Number of Pages: 192

Date Started: June 12, 2017
Date Finished: June 13, 2017

Synopsis: (From Back of Book)
Sixteen year old Zanny Dugan isn’t sure anymore. Terrible things are happening in her life — things like murder and suicide — and she can’t figure out why. Now it turns out her father isn’t who she thought he was. And if your father is a stranger, then who are you? Zanny’s dead set on finding the answer — even if it seems the whole world doesn’t want her to know the truth.

Review:
My goodness. This book was like all of McClintock’s books I’ve read thus far: amazing. There was mystery and plenty of twists and turns. While I didn’t trust Nick AT ALL because he was fishy, I fell for the detective’s story. I loved Everett Lloyd, he was awesome. So was the neighbor lady, as well as Edward.

Though Zanny didn’t know anything about her dad’s past, and she regretted not knowing him better, it seems more common than one would think. When growing up, especially during the teenage years, parents aren’t going to tell children every little detail about their lives, their interests, and certainly not about mischievous things that children may be inspired to recreate.

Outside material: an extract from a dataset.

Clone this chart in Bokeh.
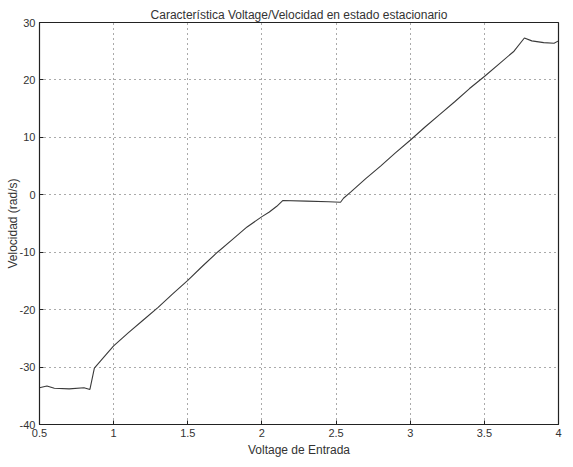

I’d definitely recommend this book.

Author Biography: (From Amazon)
Norah McClintock has won an unprecedented five Arthur Ellis Awards for Crime Fiction for Mistaken Identity, The Body in the Basement, Sins of the Father, Scared to Death and Break and Enter. McClintock has also been nominated for the Arthur Ellis Award for her non-fiction title Body, Crime, Suspect; No Escape was nominated for the White Pine Award; and Hit and Run was nominated for the Red Maple Award in 2004.